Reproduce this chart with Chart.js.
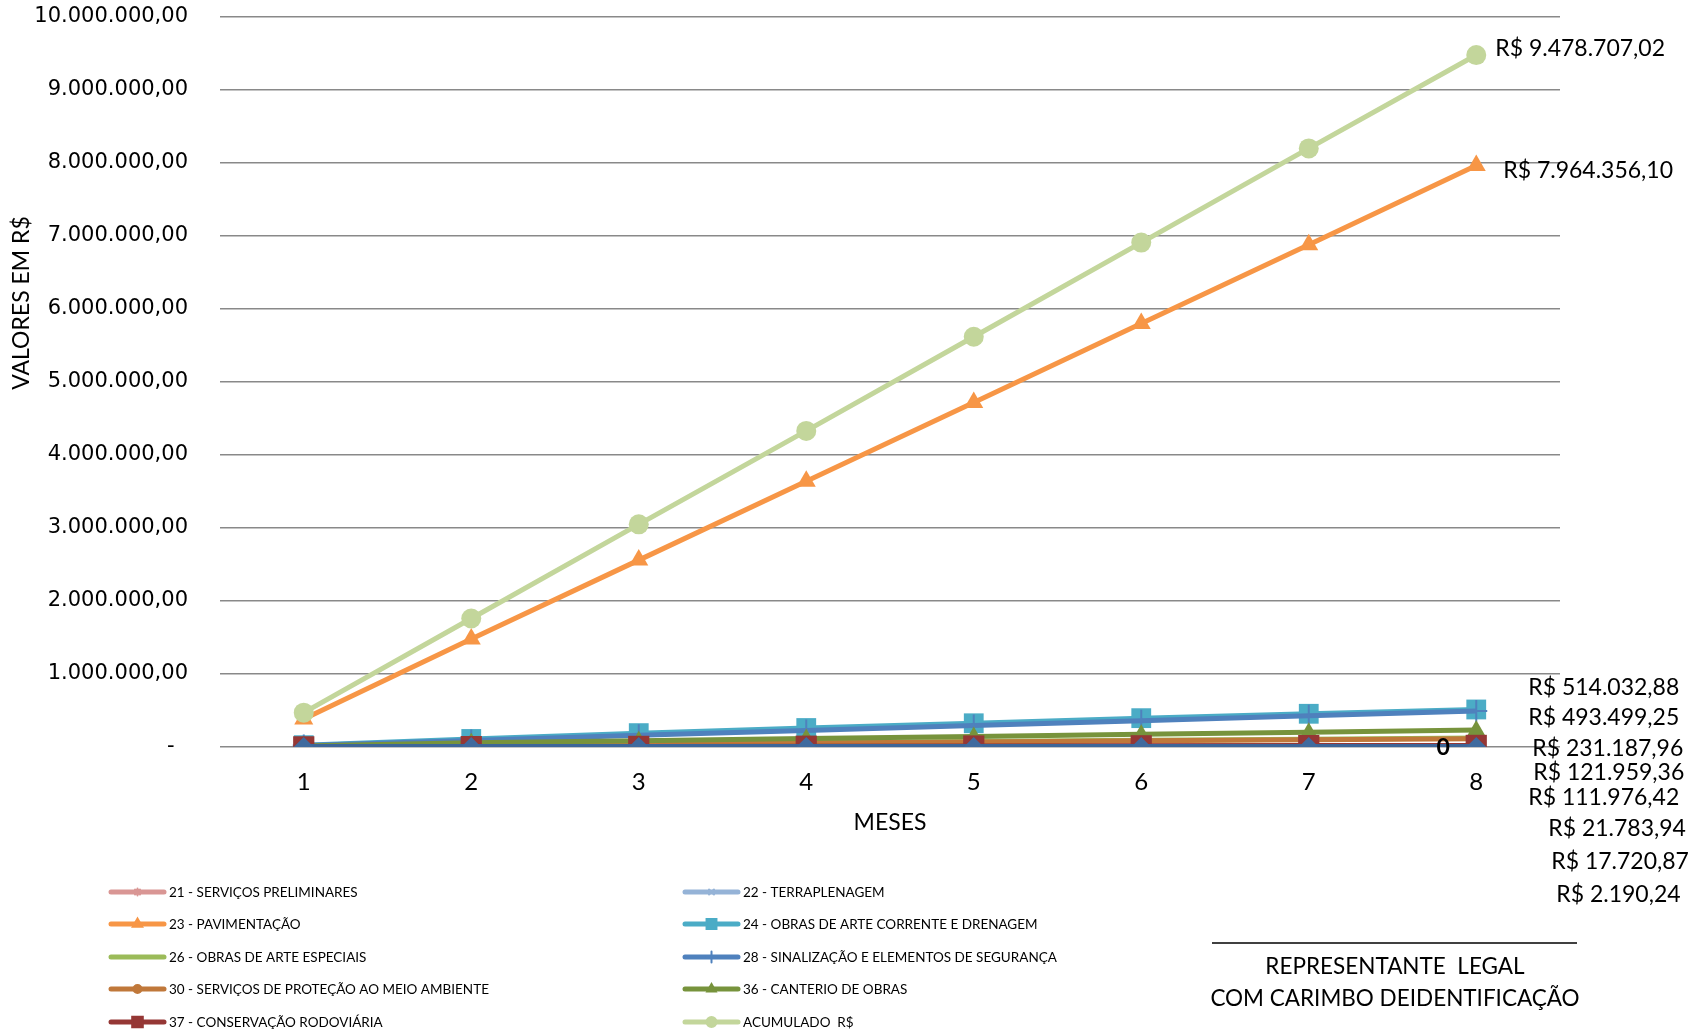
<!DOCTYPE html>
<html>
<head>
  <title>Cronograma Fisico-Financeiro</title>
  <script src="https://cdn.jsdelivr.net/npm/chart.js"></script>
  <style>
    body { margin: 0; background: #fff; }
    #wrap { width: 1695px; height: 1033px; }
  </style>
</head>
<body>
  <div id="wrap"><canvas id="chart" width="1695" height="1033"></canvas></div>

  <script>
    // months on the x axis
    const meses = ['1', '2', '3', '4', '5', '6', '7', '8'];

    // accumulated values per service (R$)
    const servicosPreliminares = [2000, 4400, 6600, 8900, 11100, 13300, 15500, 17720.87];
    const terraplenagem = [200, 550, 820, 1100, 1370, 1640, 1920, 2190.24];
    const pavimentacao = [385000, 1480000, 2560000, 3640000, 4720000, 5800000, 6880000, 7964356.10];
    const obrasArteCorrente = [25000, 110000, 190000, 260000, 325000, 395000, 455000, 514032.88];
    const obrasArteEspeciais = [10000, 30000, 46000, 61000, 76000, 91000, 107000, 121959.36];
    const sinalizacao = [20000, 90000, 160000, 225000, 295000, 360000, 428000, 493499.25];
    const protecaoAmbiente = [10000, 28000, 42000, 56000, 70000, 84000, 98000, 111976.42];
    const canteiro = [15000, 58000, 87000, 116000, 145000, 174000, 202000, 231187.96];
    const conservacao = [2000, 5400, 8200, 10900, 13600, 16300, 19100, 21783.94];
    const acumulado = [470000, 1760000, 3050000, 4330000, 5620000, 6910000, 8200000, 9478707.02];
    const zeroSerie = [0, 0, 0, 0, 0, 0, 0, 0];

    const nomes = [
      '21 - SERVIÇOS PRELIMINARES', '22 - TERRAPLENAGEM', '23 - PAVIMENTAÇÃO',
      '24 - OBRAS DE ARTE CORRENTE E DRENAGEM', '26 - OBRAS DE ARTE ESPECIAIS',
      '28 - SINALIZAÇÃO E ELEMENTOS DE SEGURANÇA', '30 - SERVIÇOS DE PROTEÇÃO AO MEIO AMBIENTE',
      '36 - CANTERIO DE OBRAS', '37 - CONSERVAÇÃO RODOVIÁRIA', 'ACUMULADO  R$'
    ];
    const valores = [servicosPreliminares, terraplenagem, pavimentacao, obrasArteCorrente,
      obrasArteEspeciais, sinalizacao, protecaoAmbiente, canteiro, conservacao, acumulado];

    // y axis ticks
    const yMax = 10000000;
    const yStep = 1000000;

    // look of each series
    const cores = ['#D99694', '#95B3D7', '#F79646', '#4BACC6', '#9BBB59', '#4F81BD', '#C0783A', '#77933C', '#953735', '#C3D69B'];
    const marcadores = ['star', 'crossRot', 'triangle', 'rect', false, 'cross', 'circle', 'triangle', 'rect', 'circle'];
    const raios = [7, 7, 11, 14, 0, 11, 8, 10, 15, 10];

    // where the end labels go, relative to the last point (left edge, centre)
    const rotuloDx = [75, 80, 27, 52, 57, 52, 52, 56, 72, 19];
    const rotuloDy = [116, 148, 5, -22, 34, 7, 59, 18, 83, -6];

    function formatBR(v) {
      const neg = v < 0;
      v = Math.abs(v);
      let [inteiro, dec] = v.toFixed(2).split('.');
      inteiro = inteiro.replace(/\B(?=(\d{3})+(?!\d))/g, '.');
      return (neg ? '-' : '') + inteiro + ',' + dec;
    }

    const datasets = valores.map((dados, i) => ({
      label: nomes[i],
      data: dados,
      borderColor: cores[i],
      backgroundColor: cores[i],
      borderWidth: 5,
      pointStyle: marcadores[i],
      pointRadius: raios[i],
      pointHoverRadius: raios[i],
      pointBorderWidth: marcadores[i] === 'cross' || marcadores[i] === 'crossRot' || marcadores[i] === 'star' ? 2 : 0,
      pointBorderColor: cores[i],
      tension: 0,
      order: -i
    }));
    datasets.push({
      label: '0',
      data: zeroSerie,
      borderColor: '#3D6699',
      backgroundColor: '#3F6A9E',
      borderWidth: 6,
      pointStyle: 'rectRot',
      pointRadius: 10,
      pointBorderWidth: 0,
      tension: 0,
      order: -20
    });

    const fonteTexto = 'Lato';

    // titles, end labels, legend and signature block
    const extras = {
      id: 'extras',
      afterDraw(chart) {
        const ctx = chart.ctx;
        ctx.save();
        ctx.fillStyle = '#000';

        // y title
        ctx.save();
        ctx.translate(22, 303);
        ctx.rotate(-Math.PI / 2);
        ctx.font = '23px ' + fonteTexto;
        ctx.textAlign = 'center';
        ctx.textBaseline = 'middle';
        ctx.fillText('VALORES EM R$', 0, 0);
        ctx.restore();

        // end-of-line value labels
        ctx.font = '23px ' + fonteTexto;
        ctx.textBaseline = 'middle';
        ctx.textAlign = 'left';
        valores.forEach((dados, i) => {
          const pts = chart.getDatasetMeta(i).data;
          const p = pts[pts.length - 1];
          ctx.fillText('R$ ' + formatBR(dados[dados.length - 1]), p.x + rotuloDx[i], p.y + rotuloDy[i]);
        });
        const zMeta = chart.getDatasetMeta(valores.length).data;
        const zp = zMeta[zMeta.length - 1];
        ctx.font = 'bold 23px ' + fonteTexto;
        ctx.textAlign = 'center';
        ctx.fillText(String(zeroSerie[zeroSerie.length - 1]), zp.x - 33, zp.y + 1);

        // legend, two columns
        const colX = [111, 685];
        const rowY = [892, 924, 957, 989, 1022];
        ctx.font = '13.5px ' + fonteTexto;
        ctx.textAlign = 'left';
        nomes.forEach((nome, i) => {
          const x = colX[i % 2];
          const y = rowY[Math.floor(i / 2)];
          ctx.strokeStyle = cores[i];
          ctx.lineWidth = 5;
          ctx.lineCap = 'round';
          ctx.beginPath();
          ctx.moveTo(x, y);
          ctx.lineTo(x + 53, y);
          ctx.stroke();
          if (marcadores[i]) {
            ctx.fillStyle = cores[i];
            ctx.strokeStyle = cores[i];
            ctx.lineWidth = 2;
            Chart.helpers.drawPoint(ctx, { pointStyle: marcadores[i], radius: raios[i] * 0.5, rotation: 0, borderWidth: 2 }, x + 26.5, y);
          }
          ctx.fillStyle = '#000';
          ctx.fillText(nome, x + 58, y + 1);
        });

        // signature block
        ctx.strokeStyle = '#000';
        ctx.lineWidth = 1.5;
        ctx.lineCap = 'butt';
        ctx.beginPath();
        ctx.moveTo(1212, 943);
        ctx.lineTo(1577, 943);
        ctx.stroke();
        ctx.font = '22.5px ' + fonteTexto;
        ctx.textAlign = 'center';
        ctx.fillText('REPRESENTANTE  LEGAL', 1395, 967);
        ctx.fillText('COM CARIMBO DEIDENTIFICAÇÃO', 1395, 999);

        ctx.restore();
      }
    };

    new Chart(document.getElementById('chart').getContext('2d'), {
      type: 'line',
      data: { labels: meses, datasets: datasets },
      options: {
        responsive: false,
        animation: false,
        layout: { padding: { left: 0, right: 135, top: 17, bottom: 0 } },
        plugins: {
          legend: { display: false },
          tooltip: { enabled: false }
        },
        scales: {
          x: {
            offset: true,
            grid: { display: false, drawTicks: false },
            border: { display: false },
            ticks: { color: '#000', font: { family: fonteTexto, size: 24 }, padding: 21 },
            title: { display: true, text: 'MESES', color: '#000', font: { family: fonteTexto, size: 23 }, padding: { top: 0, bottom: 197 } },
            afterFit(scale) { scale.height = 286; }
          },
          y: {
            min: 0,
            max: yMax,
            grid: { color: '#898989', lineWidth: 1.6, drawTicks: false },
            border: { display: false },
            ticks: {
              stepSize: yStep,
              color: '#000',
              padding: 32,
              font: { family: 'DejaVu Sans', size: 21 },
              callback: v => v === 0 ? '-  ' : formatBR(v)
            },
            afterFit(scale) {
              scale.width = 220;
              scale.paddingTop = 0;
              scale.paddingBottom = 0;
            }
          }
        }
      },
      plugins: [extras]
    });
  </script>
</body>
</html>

----------------------------------------

### TASK GOAL:
Return, unchanged, the lines from the first line of the material through the line that holds "const meses = ['1', '2', '3', '4', '5', '6', '7', '8'];", inclusive, omitting pictures.

### THE SOLUTION:
Reproduce this chart with Chart.js.
<!DOCTYPE html>
<html>
<head>
  <title>Cronograma Fisico-Financeiro</title>
  <script src="https://cdn.jsdelivr.net/npm/chart.js"></script>
  <style>
    body { margin: 0; background: #fff; }
    #wrap { width: 1695px; height: 1033px; }
  </style>
</head>
<body>
  <div id="wrap"><canvas id="chart" width="1695" height="1033"></canvas></div>

  <script>
    // months on the x axis
    const meses = ['1', '2', '3', '4', '5', '6', '7', '8'];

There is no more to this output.